Coahoma County to get evidence presentation equipment
July 24, 2002
Coahoma County Circuit Court will soon get electronic equipment designed to make evidence easier for jurors to understand and make evidence presentation quicker and more efficient.
Circuit Judge Albert B. Smith learned Wednesday that the Coahoma County Courthouse in Clarksdale has been approved to receive the electronic evidence presentation equipment.
Judge Smith said Wednesday, "I'm just excited about the time savings and the help it's going to give to jurors to understand and to see more clearly the evidence we are putting in front of them. It's going to save time for the attorneys. It's great."
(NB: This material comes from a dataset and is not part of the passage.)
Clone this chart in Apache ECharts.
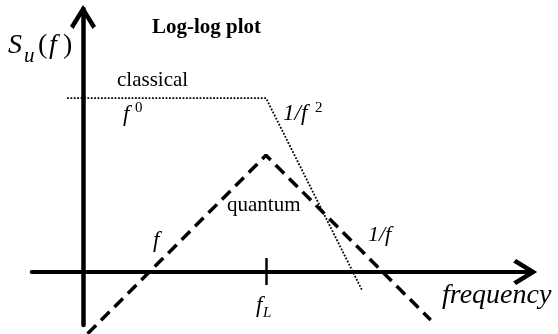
<!DOCTYPE html>
<html>
<head>
<meta charset="utf-8">
<script src="https://cdn.jsdelivr.net/npm/echarts@6/dist/echarts.min.js"></script>
<style>
html,body{margin:0;padding:0;background:#fff;}
#main{width:558px;height:334px;}
</style>
</head>
<body>
<div id="main"></div>
<script>
// log-frequency (x) and log-spectrum (y) in arbitrary log units
const classicalX = [-0.35, 4.0, 6.1];
const classicalY = [3.8, 3.8, -0.4];
const quantumX = [0.1, 4.0, 7.6];
const quantumY = [-1.35, 2.55, -1.05];
const fLValue = [4];
const tickLabels = ['f_L'];

const SERIF = '"Liberation Serif", "Times New Roman", serif';
const chevron = 'path://M13,0 L26,21 L22.5,24 L13,8.5 L3.5,24 L0,21 Z';

const chart = echarts.init(document.getElementById('main'), null, {renderer: 'canvas'});

function txt(text, x, y, size, opts) {
  opts = opts || {};
  return {
    type: 'text',
    silent: true,
    style: {
      text: text, x: x, y: y,
      fill: '#000',
      font: (opts.italic ? 'italic ' : '') + (opts.bold ? 'bold ' : '') + size + 'px ' + SERIF,
      textAlign: opts.align || 'left',
      textVerticalAlign: 'middle',
      verticalAlign: 'middle'
    },
    z: 100
  };
}

const fLParts = tickLabels[0].split('_');

const option = {
  animation: false,
  backgroundColor: '#fff',
  grid: {left: 31.76, right: 24.8, top: 8.94, bottom: 8.93, containLabel: false, outerBoundsMode: 'none'},
  xAxis: [{
    type: 'value', position: 'bottom',
    min: -1.12, max: 9.84,
    splitLine: {show: false},
    axisLine: {show: true, onZero: true, onZeroAxisIndex: 0,
      lineStyle: {color: '#000', width: 4},
      symbol: ['none', chevron], symbolSize: [26, 24], symbolOffset: [0, -8]},
    axisTick: {show: true, customValues: fLValue, length: 13, inside: false,
      lineStyle: {color: '#000', width: 2.5}},
    axisLabel: {show: false}
  }, {
    type: 'value', position: 'top',
    min: -1.12, max: 9.84,
    splitLine: {show: false},
    axisLine: {show: false, onZero: true, onZeroAxisIndex: 0},
    axisTick: {show: true, customValues: fLValue, length: 14, inside: false,
      lineStyle: {color: '#000', width: 2.5}},
    axisLabel: {show: false}
  }],
  yAxis: {
    type: 'value',
    min: -1.16, max: 5.75,
    splitLine: {show: false},
    axisLine: {show: true, onZero: true,
      lineStyle: {color: '#000', width: 4.5},
      symbol: ['none', chevron], symbolSize: [26, 24], symbolOffset: [0, -8]},
    axisTick: {show: false},
    axisLabel: {show: false}
  },
  series: [{
    name: 'classical',
    type: 'line',
    clip: false,
    showSymbol: false,
    symbol: 'none',
    data: classicalX.map((x, i) => [x, classicalY[i]]),
    lineStyle: {color: '#000', width: 1.8, type: [1.8, 1.6]},
    z: 5
  }, {
    name: 'quantum',
    type: 'line',
    clip: false,
    showSymbol: false,
    symbol: 'none',
    data: quantumX.map((x, i) => [x, quantumY[i]]),
    lineStyle: {color: '#000', width: 3.5, type: [12, 7]},
    z: 5
  }],
  graphic: [
    txt('Log-log plot', 152, 28, 21, {bold: true}),
    txt('S', 8, 46, 28, {italic: true}),
    txt('u', 24, 56, 21, {italic: true}),
    txt('(', 38, 46, 28),
    txt('f', 49, 46, 28, {italic: true}),
    txt(')', 63, 46, 28),
    txt('classical', 117, 80, 21),
    txt('f', 123, 114.5, 23, {italic: true}),
    txt('0', 135, 108, 15),
    txt('1/f', 283, 113.5, 23, {italic: true}),
    txt('2', 315, 108, 15),
    txt('quantum', 227, 205, 21),
    txt('f', 153, 240.5, 23, {italic: true}),
    txt('1/f', 368, 235.5, 22, {italic: true}),
    txt(fLParts[0], 256, 305.5, 23, {italic: true}),
    txt(fLParts[1], 263, 313, 15, {italic: true}),
    txt('frequency', 442, 296, 28, {italic: true})
  ]
};
chart.setOption(option);
</script>
</body>
</html>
With the new equipment, jurors will be able to see documents, photos and other evidence displayed on a large screen. The display system eliminates the need to pass copies of documents or photos around to the entire jury panel. Features of the system allow a witness or attorney to highlight text in documents or draw on documents or photos.
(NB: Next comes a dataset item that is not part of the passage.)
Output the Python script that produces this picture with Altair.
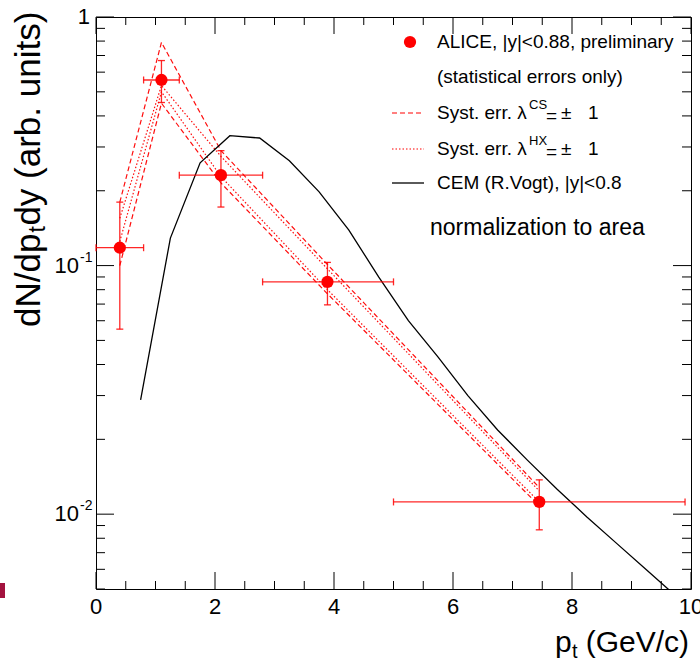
import altair as alt
import pandas as pd

# ---------------- data ----------------
pt = [0.40, 1.10, 2.10, 3.89, 7.45]
pt_lo = [0.00, 0.80, 1.40, 2.80, 5.00]
pt_hi = [0.80, 1.40, 2.80, 5.00, 9.90]
yld = [0.118, 0.558, 0.231, 0.086, 0.0112]
yld_lo = [0.0555, 0.453, 0.172, 0.0695, 0.00865]
yld_hi = [0.180, 0.668, 0.290, 0.103, 0.01374]

cs_plus = [0.180, 0.790, 0.290, 0.101, 0.0128]
cs_minus = [0.100, 0.450, 0.215, 0.077, 0.0108]
hx_plus = [0.155, 0.530, 0.275, 0.097, 0.0124]
hx_minus = [0.125, 0.500, 0.228, 0.080, 0.0112]

cem_pt = [0.75, 1.25, 1.75, 2.25, 2.75, 3.25, 3.75, 4.25, 4.75, 5.25,
          5.75, 6.25, 6.75, 7.25, 7.75, 8.25, 8.75, 9.25, 9.75]
cem_val = [0.0288, 0.129, 0.259, 0.333, 0.326, 0.264, 0.198, 0.139, 0.090, 0.060,
           0.0428, 0.030, 0.0218, 0.0165, 0.0126, 0.00975, 0.00763, 0.00597, 0.00468]

x_major = [0, 2, 4, 6, 8, 10]
x_minor = [0.5, 1, 1.5, 2.5, 3, 3.5, 4.5, 5, 5.5, 6.5, 7, 7.5, 8.5, 9, 9.5]
y_major = [0.01, 0.1, 1]
y_minor = [0.005, 0.006, 0.007, 0.008, 0.009,
           0.02, 0.03, 0.04, 0.05, 0.06, 0.07, 0.08, 0.09,
           0.2, 0.3, 0.4, 0.5, 0.6, 0.7, 0.8, 0.9]

# ---------------- layout ----------------
L, T = 96, 17
W, H = 595, 572
FONT = "Liberation Sans"
RED = "#ff0000"

xs = alt.Scale(domain=[0, 10], nice=False, zero=False)
ys = alt.Scale(type="log", domain=[0.005, 1], nice=False)


def X(f):
    return alt.X(f, type="quantitative", scale=xs, axis=None)


def Y(f):
    return alt.Y(f, type="quantitative", scale=ys, axis=None)


one = pd.DataFrame({"a": [0]})


def txt(s, x, y, size, align="left", baseline="middle", angle=None, color="black"):
    kw = dict(text=s, fontSize=size, font=FONT, align=align, baseline=baseline, color=color)
    if angle:
        kw["angle"] = angle
    return alt.Chart(one).mark_text(**kw).encode(x=alt.value(x - L), y=alt.value(y - T))


layers = []

# ---------------- systematic lines ----------------
def series_df(vals, name):
    return pd.DataFrame({"pt": pt, "v": vals, "s": name})

dashed = pd.concat([series_df(cs_plus, "cs+"), series_df(cs_minus, "cs-")])
dotted = pd.concat([series_df(hx_plus, "hx+"), series_df(hx_minus, "hx-")])

layers.append(alt.Chart(dashed).mark_line(color=RED, strokeWidth=1.2, strokeDash=[5, 3], opacity=0.95)
              .encode(x=X("pt"), y=Y("v"), detail="s:N"))
layers.append(alt.Chart(dotted).mark_line(color=RED, strokeWidth=1.2, strokeDash=[1.5, 2], opacity=0.95)
              .encode(x=X("pt"), y=Y("v"), detail="s:N"))

# ---------------- CEM ----------------
cem = pd.DataFrame({"pt": cem_pt, "v": cem_val})
layers.append(alt.Chart(cem).mark_line(color="black", strokeWidth=1.3, clip=True)
              .encode(x=X("pt"), y=Y("v")))

# ---------------- ALICE points ----------------
pts = pd.DataFrame({"pt": pt, "lo": pt_lo, "hi": pt_hi, "y": yld, "ylo": yld_lo, "yhi": yld_hi})
layers.append(alt.Chart(pts).mark_rule(color=RED, strokeWidth=1.3, opacity=0.85)
              .encode(x=X("lo"), x2="hi", y=Y("y")))
layers.append(alt.Chart(pts).mark_rule(color=RED, strokeWidth=1.3, opacity=0.85)
              .encode(x=X("pt"), y=Y("ylo"), y2="yhi"))
layers.append(alt.Chart(pts).transform_fold(["lo", "hi"], as_=["k", "xe"])
              .mark_tick(orient="vertical", size=7, thickness=1.3, color=RED, opacity=0.85)
              .encode(x=X("xe"), y=Y("y")))
layers.append(alt.Chart(pts).transform_fold(["ylo", "yhi"], as_=["k", "ye"])
              .mark_tick(orient="horizontal", size=7, thickness=1.3, color=RED, opacity=0.85)
              .encode(x=X("pt"), y=Y("ye")))
layers.append(alt.Chart(pts).mark_circle(size=150, color=RED, opacity=1)
              .encode(x=X("pt"), y=Y("y")))

# ---------------- ticks (inward, all four sides) ----------------
dxm = pd.DataFrame({"v": x_major})
dxn = pd.DataFrame({"v": x_minor})
dym = pd.DataFrame({"v": y_major})
dyn = pd.DataFrame({"v": y_minor})
for d, ln in ((dxm, 17), (dxn, 8)):
    layers.append(alt.Chart(d).mark_rule(color="black", strokeWidth=1)
                  .encode(x=X("v"), y=alt.value(H), y2=alt.value(H - ln)))
    layers.append(alt.Chart(d).mark_rule(color="black", strokeWidth=1)
                  .encode(x=X("v"), y=alt.value(0), y2=alt.value(ln)))
for d, ln in ((dym, 18), (dyn, 9)):
    layers.append(alt.Chart(d).mark_rule(color="black", strokeWidth=1)
                  .encode(y=Y("v"), x=alt.value(0), x2=alt.value(ln)))
    layers.append(alt.Chart(d).mark_rule(color="black", strokeWidth=1)
                  .encode(y=Y("v"), x=alt.value(W), x2=alt.value(W - ln)))

# ---------------- tick labels ----------------
xlab = pd.DataFrame({"v": x_major, "t": [str(v) for v in x_major]})
layers.append(alt.Chart(xlab).mark_text(fontSize=22, font=FONT, align="center", baseline="middle")
              .encode(x=X("v"), y=alt.value(607 - T), text="t:N"))
ylab = pd.DataFrame({"v": [1.0], "t": ["1"]})
layers.append(alt.Chart(ylab).mark_text(fontSize=22, font=FONT, align="right", baseline="middle")
              .encode(y=Y("v"), x=alt.value(90 - L), text="t:N"))
ylab2 = pd.DataFrame({"v": [0.1, 0.01], "t": ["10", "10"], "e": ["-1", "-2"]})
layers.append(alt.Chart(ylab2).mark_text(fontSize=22, font=FONT, align="right", baseline="middle")
              .encode(y=Y("v"), x=alt.value(79 - L), text="t:N"))
layers.append(alt.Chart(ylab2).mark_text(fontSize=14, font=FONT, align="left", baseline="middle", dy=-8)
              .encode(y=Y("v"), x=alt.value(80 - L), text="e:N"))

# ---------------- axis titles ----------------
# y title (rotated, reading bottom to top)
YF = 35
ystart = 327
w1 = 2.668 * YF
layers.append(txt("dN/dp", 29, ystart, YF, align="left", angle=270))
layers.append(txt("t", 38, ystart - w1 - 1, 23, align="left", angle=270))
layers.append(txt("dy (arb. units)", 29, ystart - w1 - 8, YF, align="left", angle=270))
# x title
layers.append(txt("(GeV/c)", 689, 643, 30, align="right"))
layers.append(txt("t", 572, 652, 20, align="left"))
layers.append(txt("p", 555, 643, 30, align="left"))

# ---------------- legend ----------------
LX = 437
rows = [42, 77, 113, 149, 183]
layers.append(alt.Chart(one).mark_circle(size=150, color=RED, opacity=1)
              .encode(x=alt.value(410 - L), y=alt.value(rows[0] - T)))
layers.append(txt("ALICE, |y|<0.88, preliminary", LX, rows[0], 19))
layers.append(txt("(statistical errors only)", LX, rows[1], 19))

layers.append(alt.Chart(one).mark_rule(color=RED, strokeWidth=1.2, strokeDash=[5, 3])
              .encode(x=alt.value(392 - L), x2=alt.value(424 - L), y=alt.value(rows[2] - T)))
layers.append(alt.Chart(one).mark_rule(color=RED, strokeWidth=1.2, strokeDash=[1.5, 2])
              .encode(x=alt.value(392 - L), x2=alt.value(424 - L), y=alt.value(rows[3] - T)))
layers.append(alt.Chart(one).mark_rule(color="black", strokeWidth=1.3)
              .encode(x=alt.value(392 - L), x2=alt.value(424 - L), y=alt.value(rows[4] - T)))

for r, sup in ((rows[2], "CS"), (rows[3], "HX")):
    layers.append(txt("Syst. err. λ", LX, r, 19))
    layers.append(txt(sup, 529, r - 8, 13))
    layers.append(txt("=", 546, r + 3, 19))
    layers.append(txt("±", 561, r, 19))
    layers.append(txt("1", 588, r, 19))

layers.append(txt("CEM (R.Vogt), |y|<0.8", LX, rows[4], 19))
layers.append(txt("normalization to area", 430, 228, 23))

# small mark at the left edge
layers.append(alt.Chart(one).mark_rect(color="#a3123e")
              .encode(x=alt.value(0 - L), x2=alt.value(5 - L), y=alt.value(583 - T), y2=alt.value(598 - T)))

chart = (
    alt.layer(*layers)
    .properties(
        width=W,
        height=H,
        padding={"left": L, "top": T, "right": 700 - L - W, "bottom": 664 - T - H},
        autosize=alt.AutoSizeParams(type="none"),
        background="white",
    )
    .configure_view(stroke="black", strokeWidth=1)
)

chart.save("out.html", embed_options={"renderer": "svg", "actions": False})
Lawyers can plug their own computers into the courtroom system. Boxes of documents can be loaded onto computer disks for quick retrieval.
Audio and video evidence may be played on a VCR, a computer CD player or an audio cassette player, with all the equipment tied into a computerized system.
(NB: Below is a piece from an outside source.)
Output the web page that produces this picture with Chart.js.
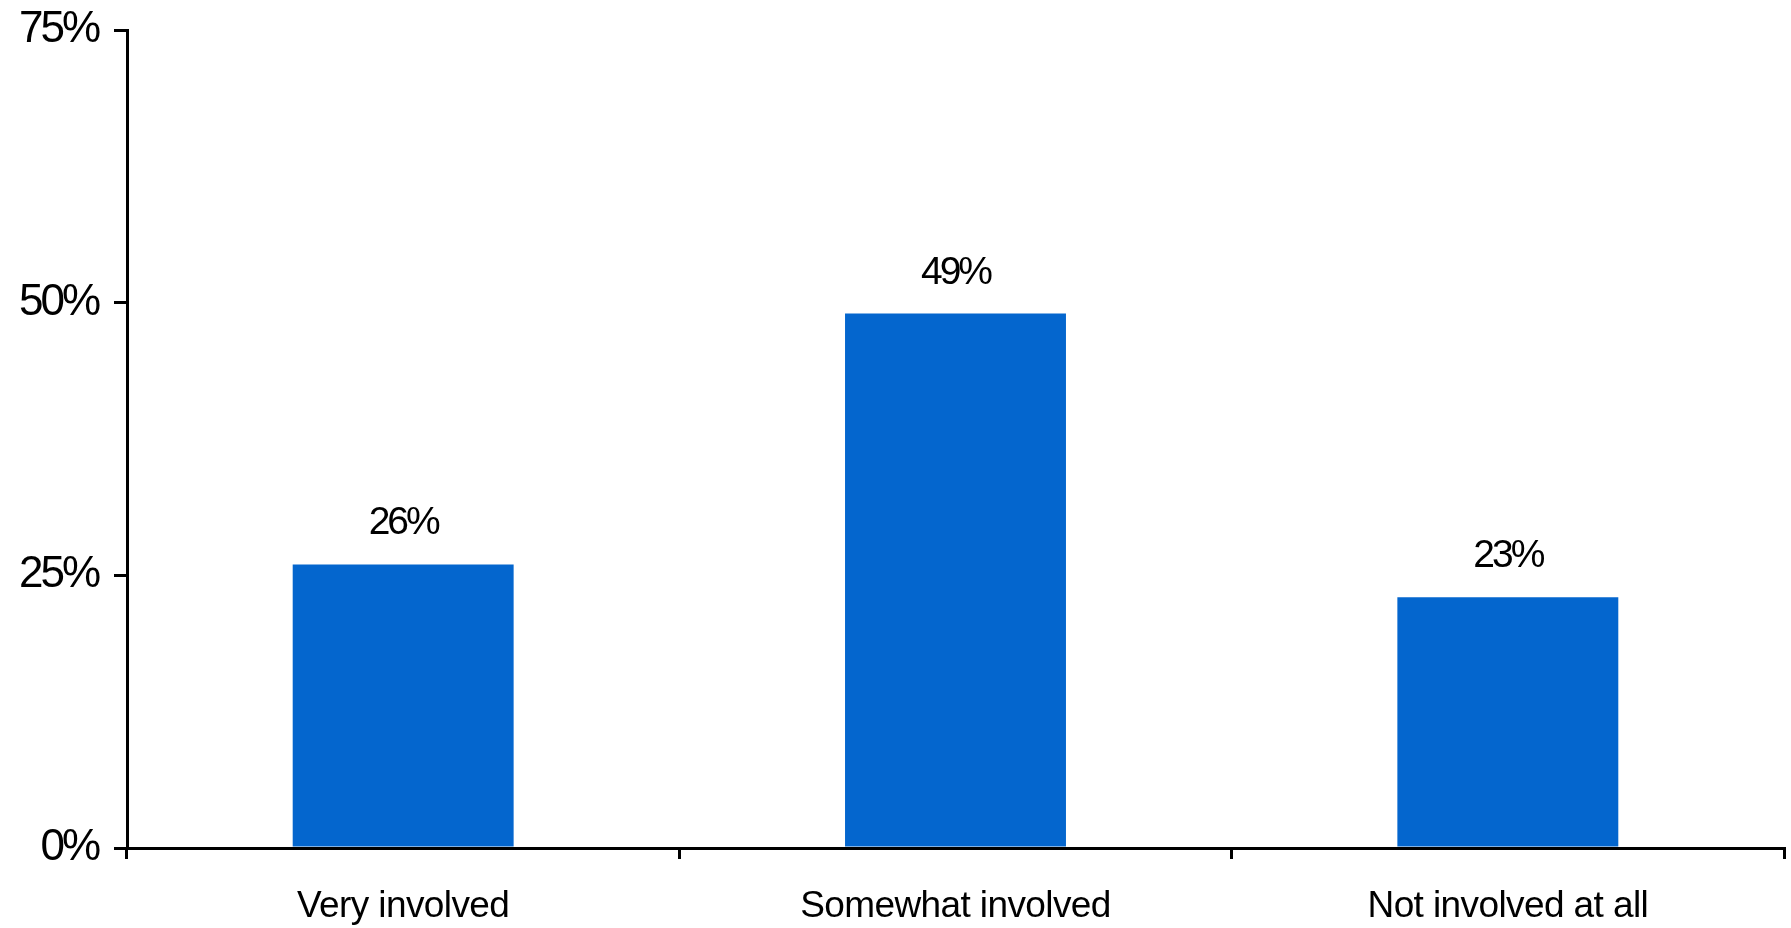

Electronic evidence display is particularly useful in complex cases that involve many documents and photos.
Judge Smith said, "We've got a lot of complicated litigation here in the Delta."
The project is funded by the U.S. Department of Justice Office of Justice Programs and the Mississippi Administrative Office of Courts. Equipment and installation are expected to cost about $36,000, said Kevin Lackey, acting director of the Administrative Office of Courts.
AOC provides a 25 percent match to 75 percent federal dollars. The grant is administered by the state Department of Public Safety Division of Public Safety Planning.
Coahoma County Circuit Court will be the sixth in the state to be funded under the project. Circuit Courts in DeSoto, Harrison, Jefferson, Lee and Rankin counties in recent months received electronic evidence presentation systems as part of the grant program.
Lackey said a time for equipment installation has not been established.
Judge Smith said he is eager to get the equipment as soon as possible. He has wanted an electronic evidence display system since he first saw one demonstrated at the National Judicial College in Reno, Nev., a year and a half ago.
Judge Smith said he is interested in getting a similar system for Bolivar County if funding can be found.
"Coahoma had more (case) traffic," Judge Smith said. "I'm still working on getting it in Bolivar County too."